To celebrate General Aggregated POTUS day, Burger King's Twitter account got hacked to make it look like they were taken over by McDonald's.

This is not good publicity.

This is a family newspaper, so seek it out at your own risk. Lots of profanity. Wonder how long it will take them to fix it? Someone is responsible for managing the account, after all. Or rather was.

UPDATE: around 1PM, the account is suspended.

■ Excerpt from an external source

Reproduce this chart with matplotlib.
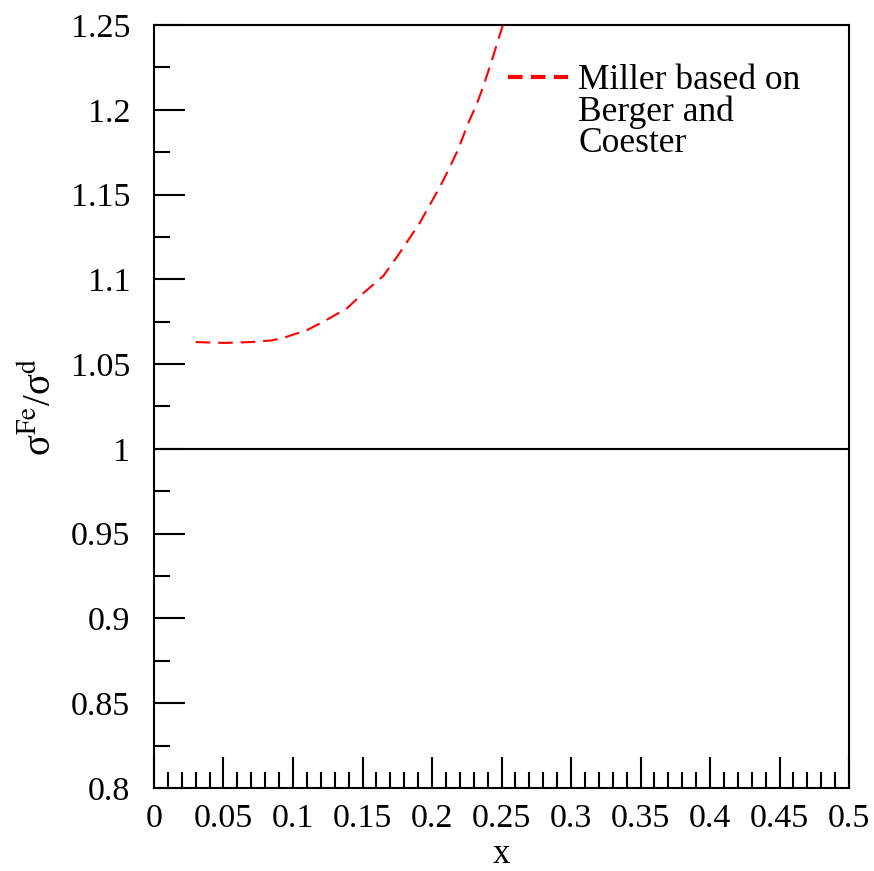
import matplotlib
matplotlib.use("Agg")
import matplotlib.pyplot as plt
from matplotlib.lines import Line2D
from matplotlib.ticker import MultipleLocator

plt.rcParams['font.family'] = ['Liberation Serif', 'DejaVu Serif']
plt.rcParams['mathtext.fontset'] = 'stix'

# Miller based on Berger and Coester curve
x_miller = [0.03, 0.05, 0.07, 0.085, 0.095, 0.11, 0.124, 0.139, 0.148, 0.165,
            0.175, 0.191, 0.206, 0.213, 0.219, 0.226, 0.232, 0.237, 0.243, 0.251]
y_miller = [1.063, 1.0625, 1.063, 1.064, 1.066, 1.070, 1.076, 1.083, 1.090, 1.102,
            1.1135, 1.133, 1.155, 1.1665, 1.177, 1.192, 1.203, 1.214, 1.229, 1.25]

x_ticks = [0, 0.05, 0.1, 0.15, 0.2, 0.25, 0.3, 0.35, 0.4, 0.45, 0.5]
x_ticklabels = ["0", "0.05", "0.1", "0.15", "0.2", "0.25", "0.3", "0.35", "0.4", "0.45", "0.5"]
y_ticks = [0.8, 0.85, 0.9, 0.95, 1.0, 1.05, 1.1, 1.15, 1.2, 1.25]
y_ticklabels = ["0.8", "0.85", "0.9", "0.95", "1", "1.05", "1.1", "1.15", "1.2", "1.25"]
legend_lines = ["Miller based on", "Berger and", "Coester"]

fig = plt.figure(figsize=(8.74, 8.71), dpi=100)
ax = fig.add_axes([0.1762, 0.0953, 0.7952, 0.876])

ax.axhline(1.0, color="black", lw=1.5)
ax.plot(x_miller, y_miller, color="red", lw=1.5, dashes=(7.0, 3.8))

ax.set_xlim(0, 0.5)
ax.set_ylim(0.8, 1.25)
ax.set_xticks(x_ticks)
ax.set_xticklabels(x_ticklabels)
ax.set_yticks(y_ticks)
ax.set_yticklabels(y_ticklabels)
ax.xaxis.set_minor_locator(MultipleLocator(0.01))
ax.yaxis.set_minor_locator(MultipleLocator(0.025))
ax.tick_params(which="both", direction="in", top=False, right=False, width=1.5)
ax.tick_params(which="major", length=22, labelsize=24.5)
ax.tick_params(axis="x", which="major", pad=11)
ax.tick_params(axis="y", which="major", pad=17)
ax.tick_params(which="minor", length=11.5)
for s in ax.spines.values():
    s.set_linewidth(1.5)

ax.set_xlabel("x", fontsize=25, labelpad=3)
ax.set_ylabel("σ$^{\\mathrm{Fe}}$/σ$^{\\mathrm{d}}$", fontsize=28, labelpad=8)

# legend: the label wraps over three rows, handle only on the first
handle = Line2D([], [], color="red", lw=3, dashes=(3.5, 2.0))
blank = Line2D([], [], color="none")
ax.legend([handle, blank, blank], legend_lines, loc="upper left",
          bbox_to_anchor=(0.509, 0.949), frameon=False, fontsize=25.5,
          handlelength=1.7, handletextpad=0.29, borderaxespad=0, borderpad=0,
          labelspacing=-0.05)

fig.savefig("out.png", dpi=100)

MEANWHILE IN RUSSIA Thanks to the meteor, everyone's familiar with the genre of Russian Dashcam Mayhem. The concept can be expanded to general Russian craziness - which apparently occurs in quantities sufficient to make a daily compilation.

(via EnglishRussia.com.)

ART TODAY The comments rules for the Orange County Resgister say "no vulgarity," which makes you wonder how they define it. The story's about an enormous dog urinating on the wall of the museum.

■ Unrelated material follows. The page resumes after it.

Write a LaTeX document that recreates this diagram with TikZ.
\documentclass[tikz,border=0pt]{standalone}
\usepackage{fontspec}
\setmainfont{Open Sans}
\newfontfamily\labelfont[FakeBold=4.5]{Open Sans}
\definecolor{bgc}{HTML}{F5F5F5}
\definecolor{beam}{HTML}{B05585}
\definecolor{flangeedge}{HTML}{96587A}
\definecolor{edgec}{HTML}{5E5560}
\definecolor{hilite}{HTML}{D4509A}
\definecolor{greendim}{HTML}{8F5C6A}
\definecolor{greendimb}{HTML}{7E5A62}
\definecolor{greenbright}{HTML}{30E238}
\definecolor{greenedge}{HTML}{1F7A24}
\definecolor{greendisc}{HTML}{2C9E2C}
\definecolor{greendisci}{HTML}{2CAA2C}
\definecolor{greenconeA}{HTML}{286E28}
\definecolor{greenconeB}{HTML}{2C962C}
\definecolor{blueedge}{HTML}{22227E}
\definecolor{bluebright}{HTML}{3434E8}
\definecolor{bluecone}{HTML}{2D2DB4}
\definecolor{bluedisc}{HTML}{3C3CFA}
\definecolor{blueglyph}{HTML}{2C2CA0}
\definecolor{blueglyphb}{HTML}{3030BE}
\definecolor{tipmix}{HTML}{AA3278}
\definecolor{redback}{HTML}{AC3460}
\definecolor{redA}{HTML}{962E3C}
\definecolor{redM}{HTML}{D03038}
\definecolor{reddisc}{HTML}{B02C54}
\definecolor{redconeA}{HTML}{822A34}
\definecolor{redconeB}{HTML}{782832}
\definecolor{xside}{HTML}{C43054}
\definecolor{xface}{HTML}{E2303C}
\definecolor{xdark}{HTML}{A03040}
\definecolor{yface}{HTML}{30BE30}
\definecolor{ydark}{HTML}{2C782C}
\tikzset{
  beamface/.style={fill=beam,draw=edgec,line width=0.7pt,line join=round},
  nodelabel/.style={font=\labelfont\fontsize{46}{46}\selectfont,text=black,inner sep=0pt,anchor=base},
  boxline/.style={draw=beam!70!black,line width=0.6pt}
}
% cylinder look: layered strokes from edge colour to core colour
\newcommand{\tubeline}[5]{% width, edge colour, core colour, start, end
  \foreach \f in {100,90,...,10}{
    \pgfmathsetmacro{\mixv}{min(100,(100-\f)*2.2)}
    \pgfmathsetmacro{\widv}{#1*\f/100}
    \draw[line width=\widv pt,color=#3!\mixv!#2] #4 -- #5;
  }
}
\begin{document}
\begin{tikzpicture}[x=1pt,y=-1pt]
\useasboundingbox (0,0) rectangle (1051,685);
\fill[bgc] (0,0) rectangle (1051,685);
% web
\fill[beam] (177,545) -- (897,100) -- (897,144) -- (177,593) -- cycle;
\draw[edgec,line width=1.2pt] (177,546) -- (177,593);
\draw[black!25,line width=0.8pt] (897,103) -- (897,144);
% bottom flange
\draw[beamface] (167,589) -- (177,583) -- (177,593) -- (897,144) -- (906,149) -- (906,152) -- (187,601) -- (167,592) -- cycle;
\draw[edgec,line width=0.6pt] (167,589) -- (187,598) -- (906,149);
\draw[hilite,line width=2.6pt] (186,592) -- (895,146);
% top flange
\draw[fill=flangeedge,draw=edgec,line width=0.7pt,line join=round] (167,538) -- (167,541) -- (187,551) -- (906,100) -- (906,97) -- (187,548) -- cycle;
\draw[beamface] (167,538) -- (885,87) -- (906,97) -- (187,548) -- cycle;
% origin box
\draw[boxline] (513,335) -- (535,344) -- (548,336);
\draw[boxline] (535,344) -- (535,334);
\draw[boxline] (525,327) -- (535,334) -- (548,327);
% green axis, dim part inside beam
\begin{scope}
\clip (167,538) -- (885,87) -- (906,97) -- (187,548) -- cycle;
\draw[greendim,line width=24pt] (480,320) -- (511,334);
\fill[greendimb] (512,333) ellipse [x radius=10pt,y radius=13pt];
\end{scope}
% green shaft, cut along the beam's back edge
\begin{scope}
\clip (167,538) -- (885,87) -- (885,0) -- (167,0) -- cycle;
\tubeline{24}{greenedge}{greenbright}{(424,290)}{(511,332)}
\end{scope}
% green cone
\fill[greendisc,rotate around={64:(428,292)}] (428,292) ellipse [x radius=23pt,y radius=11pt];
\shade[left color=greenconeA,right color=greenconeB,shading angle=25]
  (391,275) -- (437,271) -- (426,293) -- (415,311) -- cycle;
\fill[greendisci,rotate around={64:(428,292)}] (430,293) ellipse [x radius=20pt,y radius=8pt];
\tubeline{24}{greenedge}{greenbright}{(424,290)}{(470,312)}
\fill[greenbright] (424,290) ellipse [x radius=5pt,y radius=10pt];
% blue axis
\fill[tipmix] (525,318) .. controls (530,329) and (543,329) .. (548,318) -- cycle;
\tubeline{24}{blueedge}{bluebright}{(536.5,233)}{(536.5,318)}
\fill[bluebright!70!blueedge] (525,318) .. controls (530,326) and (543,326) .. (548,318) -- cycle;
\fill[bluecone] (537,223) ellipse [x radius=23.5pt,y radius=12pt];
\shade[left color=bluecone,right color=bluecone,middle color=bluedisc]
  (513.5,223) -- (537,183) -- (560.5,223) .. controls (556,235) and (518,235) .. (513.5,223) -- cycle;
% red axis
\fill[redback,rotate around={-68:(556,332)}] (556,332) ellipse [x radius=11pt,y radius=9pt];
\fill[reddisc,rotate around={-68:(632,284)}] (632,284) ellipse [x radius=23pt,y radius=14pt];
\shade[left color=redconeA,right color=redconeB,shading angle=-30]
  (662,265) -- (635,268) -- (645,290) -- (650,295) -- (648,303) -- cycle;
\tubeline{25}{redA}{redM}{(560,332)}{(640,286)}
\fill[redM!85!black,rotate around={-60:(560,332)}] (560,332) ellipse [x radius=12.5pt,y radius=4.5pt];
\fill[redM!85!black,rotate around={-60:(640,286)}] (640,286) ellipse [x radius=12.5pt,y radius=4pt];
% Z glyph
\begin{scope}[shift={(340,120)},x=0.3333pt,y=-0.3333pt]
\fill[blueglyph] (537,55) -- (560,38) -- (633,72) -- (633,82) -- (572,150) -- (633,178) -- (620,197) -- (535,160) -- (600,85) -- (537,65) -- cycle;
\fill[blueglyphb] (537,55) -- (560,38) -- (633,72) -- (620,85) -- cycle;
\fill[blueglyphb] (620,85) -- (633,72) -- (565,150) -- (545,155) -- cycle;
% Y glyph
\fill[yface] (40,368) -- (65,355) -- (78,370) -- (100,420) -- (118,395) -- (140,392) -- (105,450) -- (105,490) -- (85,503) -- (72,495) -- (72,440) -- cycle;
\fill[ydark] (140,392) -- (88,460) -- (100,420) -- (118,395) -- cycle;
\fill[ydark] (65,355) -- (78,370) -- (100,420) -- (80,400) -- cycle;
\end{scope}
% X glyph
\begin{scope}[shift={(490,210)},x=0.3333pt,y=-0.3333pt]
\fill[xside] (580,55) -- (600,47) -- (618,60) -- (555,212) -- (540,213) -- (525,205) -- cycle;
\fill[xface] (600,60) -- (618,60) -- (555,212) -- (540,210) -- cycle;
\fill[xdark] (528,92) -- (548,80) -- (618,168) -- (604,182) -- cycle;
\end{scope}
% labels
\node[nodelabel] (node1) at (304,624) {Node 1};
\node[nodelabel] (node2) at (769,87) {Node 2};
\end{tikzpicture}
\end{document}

Yes he is. It's whimsical! And a comment on, you know, things. How art is stuffy and pretentious and needs to be reminding of its vanity with a periodic drenching of ersatz urine.

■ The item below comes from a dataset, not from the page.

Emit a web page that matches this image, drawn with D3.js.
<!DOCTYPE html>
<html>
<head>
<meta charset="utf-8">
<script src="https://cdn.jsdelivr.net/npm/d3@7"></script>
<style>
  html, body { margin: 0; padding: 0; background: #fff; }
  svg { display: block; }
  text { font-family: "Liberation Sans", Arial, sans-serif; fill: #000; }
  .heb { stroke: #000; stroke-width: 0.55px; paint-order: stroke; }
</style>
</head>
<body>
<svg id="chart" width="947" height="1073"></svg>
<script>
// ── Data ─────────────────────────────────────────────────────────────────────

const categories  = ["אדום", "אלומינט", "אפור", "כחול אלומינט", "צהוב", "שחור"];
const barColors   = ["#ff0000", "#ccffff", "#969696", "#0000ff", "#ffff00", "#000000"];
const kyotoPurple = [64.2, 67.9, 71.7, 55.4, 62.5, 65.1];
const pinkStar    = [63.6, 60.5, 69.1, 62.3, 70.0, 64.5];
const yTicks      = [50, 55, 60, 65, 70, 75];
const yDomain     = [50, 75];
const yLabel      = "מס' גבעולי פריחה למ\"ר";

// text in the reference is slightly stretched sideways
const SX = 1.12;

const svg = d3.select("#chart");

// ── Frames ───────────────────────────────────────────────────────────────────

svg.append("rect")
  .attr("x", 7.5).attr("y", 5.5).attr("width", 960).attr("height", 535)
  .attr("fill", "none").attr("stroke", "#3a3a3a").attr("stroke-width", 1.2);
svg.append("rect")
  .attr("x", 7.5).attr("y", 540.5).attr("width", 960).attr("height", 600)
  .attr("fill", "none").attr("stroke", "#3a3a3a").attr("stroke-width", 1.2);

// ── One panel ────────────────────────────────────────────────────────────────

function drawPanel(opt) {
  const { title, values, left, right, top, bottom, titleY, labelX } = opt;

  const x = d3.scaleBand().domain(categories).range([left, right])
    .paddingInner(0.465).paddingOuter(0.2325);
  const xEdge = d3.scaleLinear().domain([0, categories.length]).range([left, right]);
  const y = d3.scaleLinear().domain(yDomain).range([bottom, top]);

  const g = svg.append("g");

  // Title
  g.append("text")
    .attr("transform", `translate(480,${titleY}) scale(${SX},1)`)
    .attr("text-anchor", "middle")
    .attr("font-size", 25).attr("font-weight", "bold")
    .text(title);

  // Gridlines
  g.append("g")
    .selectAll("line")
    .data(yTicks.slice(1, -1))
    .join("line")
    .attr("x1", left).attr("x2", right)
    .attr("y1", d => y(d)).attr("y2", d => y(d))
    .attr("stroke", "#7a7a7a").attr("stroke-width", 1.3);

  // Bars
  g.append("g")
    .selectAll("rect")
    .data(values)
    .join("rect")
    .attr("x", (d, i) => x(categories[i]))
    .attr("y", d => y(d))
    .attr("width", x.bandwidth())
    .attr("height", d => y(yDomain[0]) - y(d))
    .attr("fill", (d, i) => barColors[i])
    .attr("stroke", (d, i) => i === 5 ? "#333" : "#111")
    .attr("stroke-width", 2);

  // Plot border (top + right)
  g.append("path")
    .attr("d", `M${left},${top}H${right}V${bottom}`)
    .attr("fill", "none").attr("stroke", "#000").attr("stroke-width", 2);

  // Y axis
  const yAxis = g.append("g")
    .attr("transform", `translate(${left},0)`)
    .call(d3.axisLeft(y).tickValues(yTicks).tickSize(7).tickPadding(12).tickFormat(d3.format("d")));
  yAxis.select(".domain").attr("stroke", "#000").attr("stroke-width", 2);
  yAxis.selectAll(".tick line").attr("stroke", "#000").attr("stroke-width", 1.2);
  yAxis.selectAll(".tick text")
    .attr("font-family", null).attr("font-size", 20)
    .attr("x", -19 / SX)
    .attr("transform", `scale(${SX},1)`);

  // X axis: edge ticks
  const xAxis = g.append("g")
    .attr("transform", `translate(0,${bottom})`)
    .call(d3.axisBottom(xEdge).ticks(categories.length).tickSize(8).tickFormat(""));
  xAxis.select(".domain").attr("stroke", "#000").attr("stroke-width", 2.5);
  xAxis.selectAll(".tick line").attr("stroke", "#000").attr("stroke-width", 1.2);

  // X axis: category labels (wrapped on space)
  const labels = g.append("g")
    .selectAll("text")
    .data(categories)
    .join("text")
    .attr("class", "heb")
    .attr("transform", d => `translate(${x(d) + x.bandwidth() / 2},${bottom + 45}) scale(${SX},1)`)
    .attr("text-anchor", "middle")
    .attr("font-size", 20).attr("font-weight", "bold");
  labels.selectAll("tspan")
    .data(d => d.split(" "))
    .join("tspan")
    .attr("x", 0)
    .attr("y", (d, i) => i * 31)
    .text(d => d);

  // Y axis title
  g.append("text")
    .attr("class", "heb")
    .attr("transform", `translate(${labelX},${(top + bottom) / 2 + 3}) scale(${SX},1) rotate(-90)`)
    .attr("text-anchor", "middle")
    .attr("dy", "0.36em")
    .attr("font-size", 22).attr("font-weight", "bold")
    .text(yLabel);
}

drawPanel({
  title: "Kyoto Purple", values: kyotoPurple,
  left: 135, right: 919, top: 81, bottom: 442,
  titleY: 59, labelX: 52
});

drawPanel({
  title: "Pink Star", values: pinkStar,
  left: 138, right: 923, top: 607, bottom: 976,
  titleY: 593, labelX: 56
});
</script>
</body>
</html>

If you really want to make someone's day, go online and make fun of it. Someone will have the chance to be contemptuous and indignant towards you on behalf of art, which means they're a better person with a finely-tuned sense of contemporary aesthetics. Continue to needle them until the victim starts shouting about OBVIOUS REFERENCES TO OLDENBERG MY GOD AN IDIOT CAN SEE IT in the same tone as Felix Unger losing his wits because Oscar does not know the proper name for a ladle.

While the work may indeed be inoffensive by modern standards, I prefer to hold the line on body-fluid art, because if you have no objection of any sort to "Bad Dog," then you have nothing left to protest "Sick as a Dog," which ejects projectile fluids from a hindwise aperature. Or one that throws up every five minutes. Or does something equally disgusting.

You can say there's a difference, and perhaps there is, but if you can't understand why some people find the urinating dog an example of predictable vulgarity, you'll lack the language and the ideas to protest the inevitable enormous incontinent pit bull.

In other art news: It's the 100th anniversary of the Armory Show, where Duchamp showed off "Explosion in a Shingle Factory" and sold it for $234. Here's a review of Duchamp's enduring masterpiece.

The critic: President Theodore Roosevelt.

One can note that there were objections to the Armory Show, just like there were objections to (fill in the blank with something Shocking to modern tastes, but destined to be as inoffensive as Elvis' hips.) True. But just because someone objected to the alteration or dissolution of standards doesn't mean that less talented artists wouldn't alter and dilute them even more.

You could say to Duchamp: "Hey, Mike, I understand that when you present a urinal as a piece of sculpture, you're making us considering the aesthetics of a commonplace object by recontextualizing it, as well as asserting that the new concept of 'art' can be divorced from creation and talent, and mean just 'selection and presentation.' Got it. But you do know that this means no one will be able to sculpt anything, because it's easier to get into a museum by putting a pile of fake rubber vomit on the floor next to a box of chocolates and call it a protest against Western body-image standards that result in bulemia."

He'd probably shrug. Ceci n'est pas un problem.

Lost battle, in any case. And I do like the Duchamp. it wasn't all Cubism at the Armory show' Whistler was in the exhibit. Hopper. Sisley. Ingres, for heaven's sake.